I speak from experience. While my first name is easy, my last name is not. One result is that I usually make restaurant bookings with my “official” first name, “Donald”. Have done so for many years now. And I am endlessly fascinated by the mis-spellings of my surname (last name), with “P-e-r-i-g-u-t” and “P-e-r-g-l-u-t” being the two most common, or adding an extra “a” (you guess where), or changing the “gut” to a “man”. Of all of them, it’s the transposition of the “g” and the “l” that bothers me the most, mostly because it’s simply not a pretty name that way. And I have one correspondent in an academic institution who continues to use this mis-spelling, many years after I first pointed out the mistake.
Recently, the importance of names was reinforced by a story told on Australian radio by American cellist Alisa Weilerstein: there’s a reasonably difficult last name. And that was the point of it all. In an extended interview on ABC’s Radio National’s “Breakfast” program on 12 June 2013, she told the story of how she played at the White House in 2009 with President Barack Obama and First Lady Michelle Obama and their family in the audience.

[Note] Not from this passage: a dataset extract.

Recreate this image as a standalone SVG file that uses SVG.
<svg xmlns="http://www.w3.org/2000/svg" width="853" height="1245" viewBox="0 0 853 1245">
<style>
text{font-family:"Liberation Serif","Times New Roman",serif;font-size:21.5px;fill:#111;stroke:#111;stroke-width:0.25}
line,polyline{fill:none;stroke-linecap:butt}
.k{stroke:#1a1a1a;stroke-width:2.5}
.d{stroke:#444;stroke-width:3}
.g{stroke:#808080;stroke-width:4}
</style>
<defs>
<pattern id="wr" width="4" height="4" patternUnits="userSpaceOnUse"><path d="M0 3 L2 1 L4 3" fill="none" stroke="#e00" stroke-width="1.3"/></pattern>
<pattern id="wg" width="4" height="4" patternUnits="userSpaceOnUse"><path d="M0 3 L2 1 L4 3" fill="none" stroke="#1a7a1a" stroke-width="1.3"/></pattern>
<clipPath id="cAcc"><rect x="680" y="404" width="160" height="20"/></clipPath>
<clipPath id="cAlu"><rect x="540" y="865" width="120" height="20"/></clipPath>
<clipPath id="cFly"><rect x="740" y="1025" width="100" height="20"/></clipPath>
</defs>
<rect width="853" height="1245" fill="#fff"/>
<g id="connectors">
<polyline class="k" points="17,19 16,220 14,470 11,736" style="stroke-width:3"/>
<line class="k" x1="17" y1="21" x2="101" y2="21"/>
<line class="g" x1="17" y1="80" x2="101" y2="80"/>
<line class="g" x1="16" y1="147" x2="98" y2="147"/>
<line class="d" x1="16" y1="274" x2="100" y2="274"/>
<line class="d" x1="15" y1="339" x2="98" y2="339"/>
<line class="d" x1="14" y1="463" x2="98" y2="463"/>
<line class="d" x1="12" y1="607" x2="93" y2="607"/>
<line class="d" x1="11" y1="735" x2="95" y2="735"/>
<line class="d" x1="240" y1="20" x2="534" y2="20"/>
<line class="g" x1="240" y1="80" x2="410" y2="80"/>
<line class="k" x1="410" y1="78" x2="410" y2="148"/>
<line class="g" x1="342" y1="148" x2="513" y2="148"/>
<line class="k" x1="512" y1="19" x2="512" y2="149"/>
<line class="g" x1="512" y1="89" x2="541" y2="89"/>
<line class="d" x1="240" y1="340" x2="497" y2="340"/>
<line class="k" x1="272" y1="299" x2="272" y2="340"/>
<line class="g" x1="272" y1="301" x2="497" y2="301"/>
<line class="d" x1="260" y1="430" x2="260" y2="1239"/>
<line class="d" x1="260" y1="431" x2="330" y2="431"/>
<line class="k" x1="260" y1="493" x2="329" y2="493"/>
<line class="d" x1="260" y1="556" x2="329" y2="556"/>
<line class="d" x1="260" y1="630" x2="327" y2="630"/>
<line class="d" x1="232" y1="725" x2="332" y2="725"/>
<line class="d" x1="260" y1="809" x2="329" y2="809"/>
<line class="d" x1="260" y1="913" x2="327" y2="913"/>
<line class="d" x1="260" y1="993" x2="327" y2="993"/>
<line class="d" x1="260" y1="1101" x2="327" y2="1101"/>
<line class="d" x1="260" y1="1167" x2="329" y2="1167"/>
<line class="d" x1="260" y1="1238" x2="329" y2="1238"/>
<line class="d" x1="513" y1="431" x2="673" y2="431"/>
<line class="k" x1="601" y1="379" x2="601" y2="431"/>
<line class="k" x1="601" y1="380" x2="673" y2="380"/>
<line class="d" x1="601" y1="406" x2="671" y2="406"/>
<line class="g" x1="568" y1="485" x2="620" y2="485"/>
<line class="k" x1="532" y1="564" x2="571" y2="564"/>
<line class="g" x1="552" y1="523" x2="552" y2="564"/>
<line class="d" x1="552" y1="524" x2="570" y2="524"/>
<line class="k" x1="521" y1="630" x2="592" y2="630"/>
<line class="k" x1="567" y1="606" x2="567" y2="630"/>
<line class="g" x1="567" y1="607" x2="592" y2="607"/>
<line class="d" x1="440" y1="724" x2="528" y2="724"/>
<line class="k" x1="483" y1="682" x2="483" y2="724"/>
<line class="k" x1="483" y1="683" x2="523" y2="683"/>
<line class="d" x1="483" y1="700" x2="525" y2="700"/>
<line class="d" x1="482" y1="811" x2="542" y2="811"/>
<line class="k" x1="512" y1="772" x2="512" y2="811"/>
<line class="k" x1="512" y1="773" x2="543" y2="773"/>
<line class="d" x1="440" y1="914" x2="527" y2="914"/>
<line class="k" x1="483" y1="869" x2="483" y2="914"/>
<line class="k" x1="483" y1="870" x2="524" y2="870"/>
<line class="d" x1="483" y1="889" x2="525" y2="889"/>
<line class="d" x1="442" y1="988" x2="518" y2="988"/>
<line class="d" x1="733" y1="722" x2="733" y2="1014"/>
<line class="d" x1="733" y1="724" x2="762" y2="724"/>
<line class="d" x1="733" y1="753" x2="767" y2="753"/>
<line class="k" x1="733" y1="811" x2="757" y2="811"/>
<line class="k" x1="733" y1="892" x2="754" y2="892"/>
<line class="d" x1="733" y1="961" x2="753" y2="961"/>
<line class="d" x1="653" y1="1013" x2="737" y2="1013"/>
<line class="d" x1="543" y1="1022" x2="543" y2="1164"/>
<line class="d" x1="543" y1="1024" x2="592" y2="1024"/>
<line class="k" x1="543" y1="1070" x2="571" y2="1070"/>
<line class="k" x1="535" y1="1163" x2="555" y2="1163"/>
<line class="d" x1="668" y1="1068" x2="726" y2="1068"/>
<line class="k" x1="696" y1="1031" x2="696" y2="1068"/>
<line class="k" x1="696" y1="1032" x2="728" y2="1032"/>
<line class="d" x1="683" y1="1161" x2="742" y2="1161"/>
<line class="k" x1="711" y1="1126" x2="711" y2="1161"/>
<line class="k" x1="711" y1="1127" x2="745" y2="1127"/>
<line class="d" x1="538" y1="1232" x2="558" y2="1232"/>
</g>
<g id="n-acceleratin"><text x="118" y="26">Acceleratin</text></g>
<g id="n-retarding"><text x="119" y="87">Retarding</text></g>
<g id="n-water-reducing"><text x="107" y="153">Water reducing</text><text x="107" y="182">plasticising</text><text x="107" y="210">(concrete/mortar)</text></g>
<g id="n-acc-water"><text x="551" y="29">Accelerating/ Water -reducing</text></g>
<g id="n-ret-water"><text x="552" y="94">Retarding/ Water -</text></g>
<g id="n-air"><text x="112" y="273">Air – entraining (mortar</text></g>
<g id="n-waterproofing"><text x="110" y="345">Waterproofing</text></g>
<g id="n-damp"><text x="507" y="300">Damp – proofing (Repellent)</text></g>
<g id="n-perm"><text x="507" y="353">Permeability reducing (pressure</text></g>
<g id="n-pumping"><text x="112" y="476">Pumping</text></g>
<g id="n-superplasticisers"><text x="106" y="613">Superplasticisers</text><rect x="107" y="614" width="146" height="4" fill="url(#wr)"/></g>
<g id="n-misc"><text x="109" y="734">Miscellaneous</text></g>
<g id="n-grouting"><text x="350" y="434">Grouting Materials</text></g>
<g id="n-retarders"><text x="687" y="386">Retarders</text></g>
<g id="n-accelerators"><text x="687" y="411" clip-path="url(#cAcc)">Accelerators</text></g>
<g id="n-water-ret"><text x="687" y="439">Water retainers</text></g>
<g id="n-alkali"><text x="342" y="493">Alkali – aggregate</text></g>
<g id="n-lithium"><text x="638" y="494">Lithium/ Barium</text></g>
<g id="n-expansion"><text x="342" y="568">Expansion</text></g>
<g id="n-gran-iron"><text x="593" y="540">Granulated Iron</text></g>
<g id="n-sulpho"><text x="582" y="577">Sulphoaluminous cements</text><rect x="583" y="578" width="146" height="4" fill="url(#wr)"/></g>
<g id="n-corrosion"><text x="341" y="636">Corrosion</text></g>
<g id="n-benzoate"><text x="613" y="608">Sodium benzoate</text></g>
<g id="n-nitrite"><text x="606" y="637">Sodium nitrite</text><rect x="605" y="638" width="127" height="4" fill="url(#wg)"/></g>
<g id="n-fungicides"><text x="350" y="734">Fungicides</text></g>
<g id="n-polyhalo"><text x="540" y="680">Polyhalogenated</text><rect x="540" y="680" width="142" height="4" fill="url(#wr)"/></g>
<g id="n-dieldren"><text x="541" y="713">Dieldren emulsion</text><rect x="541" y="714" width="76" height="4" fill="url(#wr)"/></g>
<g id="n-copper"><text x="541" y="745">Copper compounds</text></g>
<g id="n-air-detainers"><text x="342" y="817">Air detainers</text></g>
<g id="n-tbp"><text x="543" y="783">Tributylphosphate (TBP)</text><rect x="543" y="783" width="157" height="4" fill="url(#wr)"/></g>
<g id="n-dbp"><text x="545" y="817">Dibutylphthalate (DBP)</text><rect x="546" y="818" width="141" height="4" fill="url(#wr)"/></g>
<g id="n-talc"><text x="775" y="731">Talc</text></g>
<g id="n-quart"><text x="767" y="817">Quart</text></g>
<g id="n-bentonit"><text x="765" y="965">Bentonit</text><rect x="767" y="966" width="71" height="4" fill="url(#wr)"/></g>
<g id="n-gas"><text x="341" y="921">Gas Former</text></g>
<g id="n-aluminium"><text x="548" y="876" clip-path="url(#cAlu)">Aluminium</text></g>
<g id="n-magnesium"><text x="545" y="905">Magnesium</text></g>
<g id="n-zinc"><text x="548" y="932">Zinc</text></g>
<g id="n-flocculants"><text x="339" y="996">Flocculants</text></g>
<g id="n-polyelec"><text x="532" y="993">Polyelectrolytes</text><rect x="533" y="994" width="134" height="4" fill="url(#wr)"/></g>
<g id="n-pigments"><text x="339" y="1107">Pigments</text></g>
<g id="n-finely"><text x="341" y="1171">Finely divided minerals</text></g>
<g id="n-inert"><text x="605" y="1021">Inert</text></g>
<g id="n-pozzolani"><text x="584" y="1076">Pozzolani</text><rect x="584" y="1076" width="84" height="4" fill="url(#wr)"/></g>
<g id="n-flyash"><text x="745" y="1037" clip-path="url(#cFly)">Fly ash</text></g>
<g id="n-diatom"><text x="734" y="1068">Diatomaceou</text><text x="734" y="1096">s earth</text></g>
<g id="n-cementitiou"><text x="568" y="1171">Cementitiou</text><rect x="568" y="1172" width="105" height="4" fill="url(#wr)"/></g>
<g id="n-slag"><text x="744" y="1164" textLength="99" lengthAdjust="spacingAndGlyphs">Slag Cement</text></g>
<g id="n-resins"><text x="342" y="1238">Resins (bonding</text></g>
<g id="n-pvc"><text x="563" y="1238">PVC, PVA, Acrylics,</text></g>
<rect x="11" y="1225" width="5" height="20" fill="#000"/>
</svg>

As Weilerstein tells the story, the President introduced them all at the beginning, but stumbled over her name. Oh well, she thought, it’s a hard name, many people do. But at the end of the concert, the President was determined. Obama specifically thanked the musicians by name at the end, and carefully pronounced Weilerstein’s last name correctly – and looked right at her as he did so.
That’s what the President of the United States of America does. He pays attention to names, because he knows that they are important. We should recognise that too.